Written request — Your task is to retype the lines between the line with "Emit a web page" and the line with "const trend = trendX.map((v, i)", inclusive. Copy no pictures and no other lines.

⁂

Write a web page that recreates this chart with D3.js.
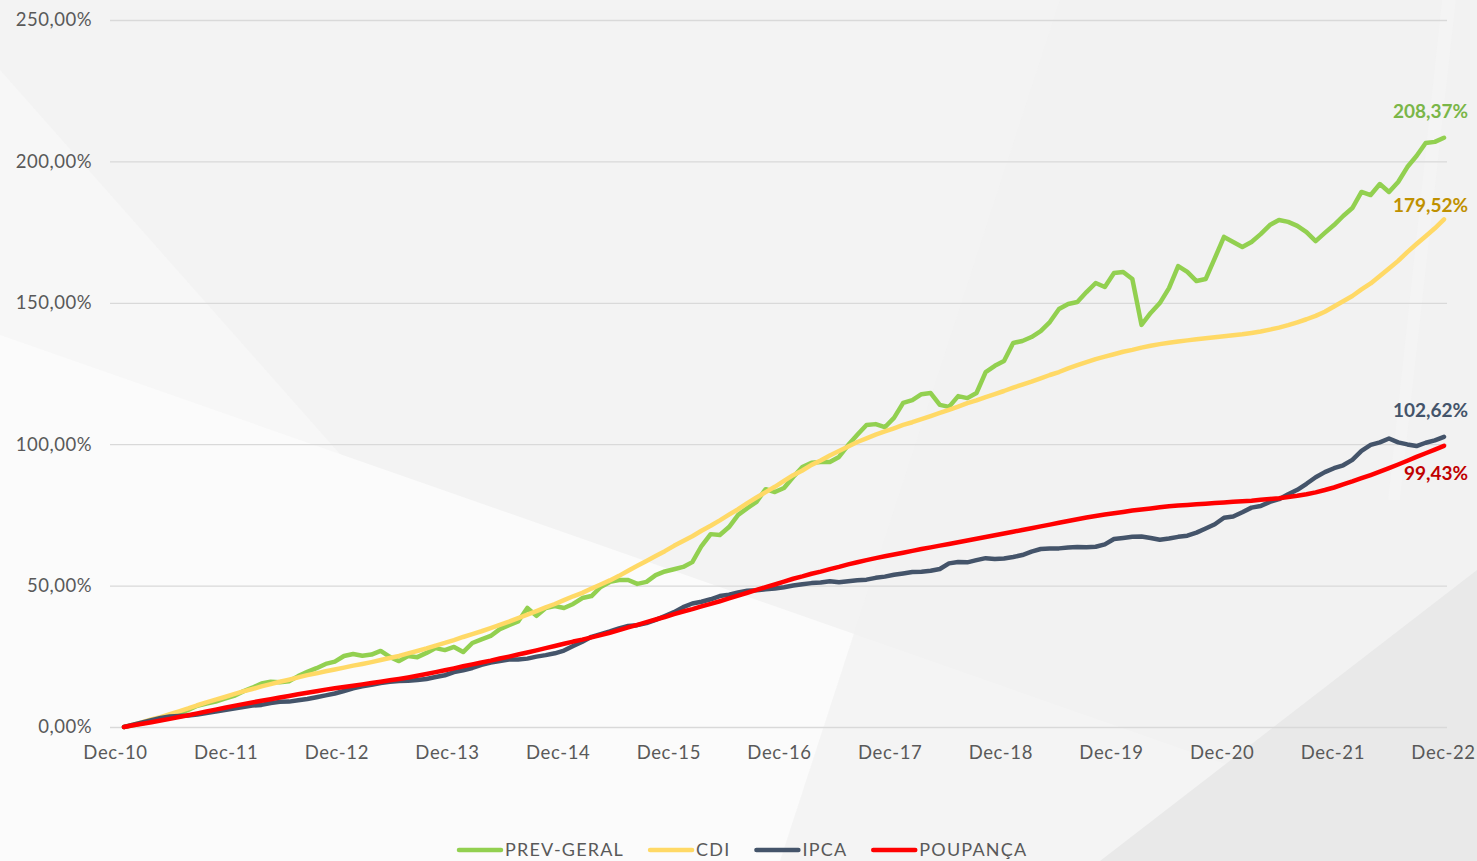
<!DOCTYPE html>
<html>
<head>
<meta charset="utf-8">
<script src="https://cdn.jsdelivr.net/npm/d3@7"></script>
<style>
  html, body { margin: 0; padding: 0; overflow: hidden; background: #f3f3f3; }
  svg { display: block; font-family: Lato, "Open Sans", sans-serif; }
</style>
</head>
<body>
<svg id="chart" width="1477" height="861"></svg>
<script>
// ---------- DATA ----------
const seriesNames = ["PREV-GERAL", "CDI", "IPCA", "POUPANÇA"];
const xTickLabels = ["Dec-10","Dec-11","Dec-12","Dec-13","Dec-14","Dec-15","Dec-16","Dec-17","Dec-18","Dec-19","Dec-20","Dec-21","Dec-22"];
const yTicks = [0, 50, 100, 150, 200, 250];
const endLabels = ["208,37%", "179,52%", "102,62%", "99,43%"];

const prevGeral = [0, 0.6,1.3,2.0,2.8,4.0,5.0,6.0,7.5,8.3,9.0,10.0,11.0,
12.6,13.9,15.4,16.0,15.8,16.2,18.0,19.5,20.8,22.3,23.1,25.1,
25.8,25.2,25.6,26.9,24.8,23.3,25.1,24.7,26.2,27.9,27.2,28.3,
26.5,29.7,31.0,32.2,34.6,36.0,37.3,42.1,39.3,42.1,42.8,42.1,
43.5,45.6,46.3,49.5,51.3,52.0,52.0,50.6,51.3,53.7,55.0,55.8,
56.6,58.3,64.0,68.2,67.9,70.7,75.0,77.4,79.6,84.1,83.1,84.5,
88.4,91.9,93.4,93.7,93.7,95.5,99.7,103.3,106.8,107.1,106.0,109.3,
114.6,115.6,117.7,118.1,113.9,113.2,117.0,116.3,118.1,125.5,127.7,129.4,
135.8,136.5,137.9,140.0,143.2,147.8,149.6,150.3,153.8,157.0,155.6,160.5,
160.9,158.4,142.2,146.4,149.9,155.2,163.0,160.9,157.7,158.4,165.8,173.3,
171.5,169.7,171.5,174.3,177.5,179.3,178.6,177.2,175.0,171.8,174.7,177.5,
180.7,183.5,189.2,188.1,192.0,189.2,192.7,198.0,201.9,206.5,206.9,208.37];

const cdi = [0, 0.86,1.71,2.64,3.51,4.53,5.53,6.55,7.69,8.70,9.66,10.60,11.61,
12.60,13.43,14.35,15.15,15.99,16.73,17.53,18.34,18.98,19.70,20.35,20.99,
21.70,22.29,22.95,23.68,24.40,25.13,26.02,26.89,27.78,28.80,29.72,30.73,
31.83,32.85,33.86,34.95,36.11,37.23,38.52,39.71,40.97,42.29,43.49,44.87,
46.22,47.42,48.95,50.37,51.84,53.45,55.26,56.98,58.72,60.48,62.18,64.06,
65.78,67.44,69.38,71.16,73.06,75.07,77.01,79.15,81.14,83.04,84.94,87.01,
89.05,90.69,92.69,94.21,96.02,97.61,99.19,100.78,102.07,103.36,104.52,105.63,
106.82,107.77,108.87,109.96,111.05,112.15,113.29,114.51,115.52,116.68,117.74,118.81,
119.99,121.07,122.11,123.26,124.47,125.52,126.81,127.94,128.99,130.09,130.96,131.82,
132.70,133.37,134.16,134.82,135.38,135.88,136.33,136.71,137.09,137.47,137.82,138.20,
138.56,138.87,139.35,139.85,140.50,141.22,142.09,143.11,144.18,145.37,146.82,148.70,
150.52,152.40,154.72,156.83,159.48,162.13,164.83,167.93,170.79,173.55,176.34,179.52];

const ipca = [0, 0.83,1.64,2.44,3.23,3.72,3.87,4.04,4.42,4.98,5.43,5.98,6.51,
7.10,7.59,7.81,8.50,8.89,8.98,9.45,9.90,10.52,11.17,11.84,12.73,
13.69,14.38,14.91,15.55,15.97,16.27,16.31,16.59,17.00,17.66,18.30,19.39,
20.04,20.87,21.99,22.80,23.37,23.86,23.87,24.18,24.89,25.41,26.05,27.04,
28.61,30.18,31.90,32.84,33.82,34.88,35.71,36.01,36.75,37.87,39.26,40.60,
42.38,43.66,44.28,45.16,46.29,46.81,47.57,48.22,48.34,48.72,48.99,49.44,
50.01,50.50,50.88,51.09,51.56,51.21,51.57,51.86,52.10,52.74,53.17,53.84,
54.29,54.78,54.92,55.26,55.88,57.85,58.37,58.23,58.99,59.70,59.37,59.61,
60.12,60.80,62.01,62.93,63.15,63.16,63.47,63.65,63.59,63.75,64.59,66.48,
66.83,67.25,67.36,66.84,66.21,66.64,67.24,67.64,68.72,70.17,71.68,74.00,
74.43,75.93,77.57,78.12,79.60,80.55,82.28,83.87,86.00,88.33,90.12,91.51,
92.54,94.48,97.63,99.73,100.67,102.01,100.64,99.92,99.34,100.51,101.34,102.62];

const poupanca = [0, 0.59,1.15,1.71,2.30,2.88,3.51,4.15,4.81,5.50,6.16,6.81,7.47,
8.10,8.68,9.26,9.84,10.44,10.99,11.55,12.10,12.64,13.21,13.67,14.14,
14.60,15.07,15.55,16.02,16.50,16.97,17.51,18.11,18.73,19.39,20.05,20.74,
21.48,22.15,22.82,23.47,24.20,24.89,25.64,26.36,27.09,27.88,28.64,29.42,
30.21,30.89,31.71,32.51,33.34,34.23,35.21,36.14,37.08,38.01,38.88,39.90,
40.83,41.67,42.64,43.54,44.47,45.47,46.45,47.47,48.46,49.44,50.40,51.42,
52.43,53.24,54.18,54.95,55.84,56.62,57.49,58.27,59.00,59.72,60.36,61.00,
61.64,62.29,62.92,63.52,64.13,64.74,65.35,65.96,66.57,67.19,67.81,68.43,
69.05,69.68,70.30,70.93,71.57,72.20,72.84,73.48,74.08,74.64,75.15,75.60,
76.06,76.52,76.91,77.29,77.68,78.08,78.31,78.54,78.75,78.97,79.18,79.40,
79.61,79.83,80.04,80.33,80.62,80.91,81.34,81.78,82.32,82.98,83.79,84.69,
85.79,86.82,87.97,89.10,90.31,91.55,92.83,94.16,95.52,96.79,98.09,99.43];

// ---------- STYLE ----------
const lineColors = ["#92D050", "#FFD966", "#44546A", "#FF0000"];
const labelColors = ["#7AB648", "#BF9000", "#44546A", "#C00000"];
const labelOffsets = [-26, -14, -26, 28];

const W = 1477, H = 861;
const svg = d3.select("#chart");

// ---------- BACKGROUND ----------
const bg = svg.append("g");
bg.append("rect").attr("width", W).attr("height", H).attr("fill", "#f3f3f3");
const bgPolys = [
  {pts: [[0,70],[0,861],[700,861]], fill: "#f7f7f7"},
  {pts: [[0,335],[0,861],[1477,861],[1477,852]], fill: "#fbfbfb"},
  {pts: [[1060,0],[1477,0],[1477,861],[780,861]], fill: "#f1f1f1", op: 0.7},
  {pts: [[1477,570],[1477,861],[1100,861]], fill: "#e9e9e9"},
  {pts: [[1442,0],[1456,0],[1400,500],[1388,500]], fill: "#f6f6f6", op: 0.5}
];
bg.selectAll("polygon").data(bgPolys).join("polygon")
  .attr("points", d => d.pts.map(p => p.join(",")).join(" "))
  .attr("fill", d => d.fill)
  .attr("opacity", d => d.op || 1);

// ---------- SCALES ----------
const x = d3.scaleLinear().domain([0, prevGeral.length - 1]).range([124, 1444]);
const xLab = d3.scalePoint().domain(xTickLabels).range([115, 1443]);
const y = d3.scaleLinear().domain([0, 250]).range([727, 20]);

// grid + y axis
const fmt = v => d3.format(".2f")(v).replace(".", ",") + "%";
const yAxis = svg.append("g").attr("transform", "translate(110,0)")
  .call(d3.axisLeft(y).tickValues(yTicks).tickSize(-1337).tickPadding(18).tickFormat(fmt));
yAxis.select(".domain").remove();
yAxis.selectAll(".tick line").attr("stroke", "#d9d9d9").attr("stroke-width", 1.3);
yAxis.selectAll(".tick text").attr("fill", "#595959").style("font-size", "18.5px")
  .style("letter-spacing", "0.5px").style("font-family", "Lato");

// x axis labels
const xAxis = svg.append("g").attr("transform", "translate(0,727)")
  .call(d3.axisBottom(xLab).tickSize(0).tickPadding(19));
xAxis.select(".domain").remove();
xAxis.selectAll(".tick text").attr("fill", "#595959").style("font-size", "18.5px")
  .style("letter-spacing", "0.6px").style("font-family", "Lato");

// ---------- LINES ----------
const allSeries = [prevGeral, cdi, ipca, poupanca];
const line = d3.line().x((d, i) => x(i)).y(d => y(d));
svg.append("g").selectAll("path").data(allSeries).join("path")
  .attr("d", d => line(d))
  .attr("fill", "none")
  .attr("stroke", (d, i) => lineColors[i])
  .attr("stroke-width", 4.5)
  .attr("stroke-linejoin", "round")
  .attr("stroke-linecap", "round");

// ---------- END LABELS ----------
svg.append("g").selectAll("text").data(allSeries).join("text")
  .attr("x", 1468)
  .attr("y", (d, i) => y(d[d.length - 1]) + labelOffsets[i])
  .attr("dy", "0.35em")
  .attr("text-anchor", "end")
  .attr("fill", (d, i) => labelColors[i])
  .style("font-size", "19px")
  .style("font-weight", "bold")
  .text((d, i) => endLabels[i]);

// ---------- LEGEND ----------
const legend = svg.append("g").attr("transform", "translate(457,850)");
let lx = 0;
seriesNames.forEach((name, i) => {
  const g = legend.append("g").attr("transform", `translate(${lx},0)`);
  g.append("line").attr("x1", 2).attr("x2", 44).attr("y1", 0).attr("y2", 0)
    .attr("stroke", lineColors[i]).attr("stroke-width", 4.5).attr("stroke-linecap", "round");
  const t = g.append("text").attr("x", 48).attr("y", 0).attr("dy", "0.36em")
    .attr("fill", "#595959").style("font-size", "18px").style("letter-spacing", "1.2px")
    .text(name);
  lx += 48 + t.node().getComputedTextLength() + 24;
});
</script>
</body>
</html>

⁂

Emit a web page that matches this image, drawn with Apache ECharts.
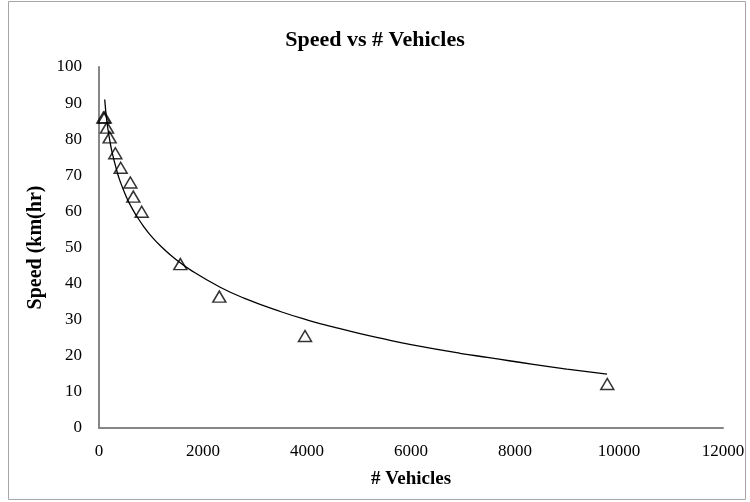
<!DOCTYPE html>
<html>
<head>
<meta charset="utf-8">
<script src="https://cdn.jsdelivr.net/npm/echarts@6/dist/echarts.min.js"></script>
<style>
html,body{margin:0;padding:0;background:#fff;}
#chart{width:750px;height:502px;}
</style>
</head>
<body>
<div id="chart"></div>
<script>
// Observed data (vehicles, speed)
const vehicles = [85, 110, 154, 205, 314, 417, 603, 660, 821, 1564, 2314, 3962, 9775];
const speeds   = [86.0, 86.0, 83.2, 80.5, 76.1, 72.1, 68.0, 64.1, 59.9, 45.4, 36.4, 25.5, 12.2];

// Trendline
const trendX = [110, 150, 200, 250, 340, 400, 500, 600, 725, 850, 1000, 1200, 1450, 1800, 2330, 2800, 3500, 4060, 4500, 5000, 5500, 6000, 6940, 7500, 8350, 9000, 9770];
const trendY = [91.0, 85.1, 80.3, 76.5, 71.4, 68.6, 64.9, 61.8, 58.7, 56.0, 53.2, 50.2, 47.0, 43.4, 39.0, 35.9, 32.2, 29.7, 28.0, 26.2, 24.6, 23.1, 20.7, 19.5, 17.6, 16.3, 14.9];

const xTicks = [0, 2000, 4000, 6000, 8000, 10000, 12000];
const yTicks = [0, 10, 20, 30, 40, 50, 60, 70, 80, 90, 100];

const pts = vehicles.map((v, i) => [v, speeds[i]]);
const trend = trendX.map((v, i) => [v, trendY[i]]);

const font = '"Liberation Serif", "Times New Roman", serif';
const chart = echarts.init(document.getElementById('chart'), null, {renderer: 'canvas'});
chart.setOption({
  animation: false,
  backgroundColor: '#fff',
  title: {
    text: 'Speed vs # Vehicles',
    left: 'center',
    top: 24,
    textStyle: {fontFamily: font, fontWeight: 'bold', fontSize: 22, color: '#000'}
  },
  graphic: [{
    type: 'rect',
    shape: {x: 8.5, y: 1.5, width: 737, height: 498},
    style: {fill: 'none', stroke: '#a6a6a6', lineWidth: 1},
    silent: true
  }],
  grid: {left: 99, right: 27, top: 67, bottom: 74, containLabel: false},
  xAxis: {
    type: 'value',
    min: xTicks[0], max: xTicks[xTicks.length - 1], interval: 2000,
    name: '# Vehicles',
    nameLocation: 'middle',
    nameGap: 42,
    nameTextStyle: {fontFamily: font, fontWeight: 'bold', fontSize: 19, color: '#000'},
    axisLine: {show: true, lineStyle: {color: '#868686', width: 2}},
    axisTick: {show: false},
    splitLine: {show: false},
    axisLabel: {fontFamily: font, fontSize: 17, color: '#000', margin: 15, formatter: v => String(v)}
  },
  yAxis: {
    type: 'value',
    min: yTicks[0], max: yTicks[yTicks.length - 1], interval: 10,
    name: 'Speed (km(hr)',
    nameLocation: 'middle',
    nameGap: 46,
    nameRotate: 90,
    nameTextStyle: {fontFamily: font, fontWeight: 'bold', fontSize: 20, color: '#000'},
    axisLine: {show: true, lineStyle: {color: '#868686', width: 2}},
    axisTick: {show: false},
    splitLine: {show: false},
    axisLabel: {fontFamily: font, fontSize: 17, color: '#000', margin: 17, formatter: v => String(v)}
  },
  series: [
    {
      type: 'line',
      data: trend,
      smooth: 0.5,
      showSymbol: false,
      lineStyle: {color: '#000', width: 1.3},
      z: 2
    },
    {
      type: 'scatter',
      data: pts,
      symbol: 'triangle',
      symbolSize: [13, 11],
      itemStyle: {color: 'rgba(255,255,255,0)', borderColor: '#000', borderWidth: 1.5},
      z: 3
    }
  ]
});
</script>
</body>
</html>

⁂

The solution —
Emit a web page that matches this image, drawn with Apache ECharts.
<!DOCTYPE html>
<html>
<head>
<meta charset="utf-8">
<script src="https://cdn.jsdelivr.net/npm/echarts@6/dist/echarts.min.js"></script>
<style>
html,body{margin:0;padding:0;background:#fff;}
#chart{width:750px;height:502px;}
</style>
</head>
<body>
<div id="chart"></div>
<script>
// Observed data (vehicles, speed)
const vehicles = [85, 110, 154, 205, 314, 417, 603, 660, 821, 1564, 2314, 3962, 9775];
const speeds   = [86.0, 86.0, 83.2, 80.5, 76.1, 72.1, 68.0, 64.1, 59.9, 45.4, 36.4, 25.5, 12.2];

// Trendline
const trendX = [110, 150, 200, 250, 340, 400, 500, 600, 725, 850, 1000, 1200, 1450, 1800, 2330, 2800, 3500, 4060, 4500, 5000, 5500, 6000, 6940, 7500, 8350, 9000, 9770];
const trendY = [91.0, 85.1, 80.3, 76.5, 71.4, 68.6, 64.9, 61.8, 58.7, 56.0, 53.2, 50.2, 47.0, 43.4, 39.0, 35.9, 32.2, 29.7, 28.0, 26.2, 24.6, 23.1, 20.7, 19.5, 17.6, 16.3, 14.9];

const xTicks = [0, 2000, 4000, 6000, 8000, 10000, 12000];
const yTicks = [0, 10, 20, 30, 40, 50, 60, 70, 80, 90, 100];

const pts = vehicles.map((v, i) => [v, speeds[i]]);
const trend = trendX.map((v, i) => [v, trendY[i]]);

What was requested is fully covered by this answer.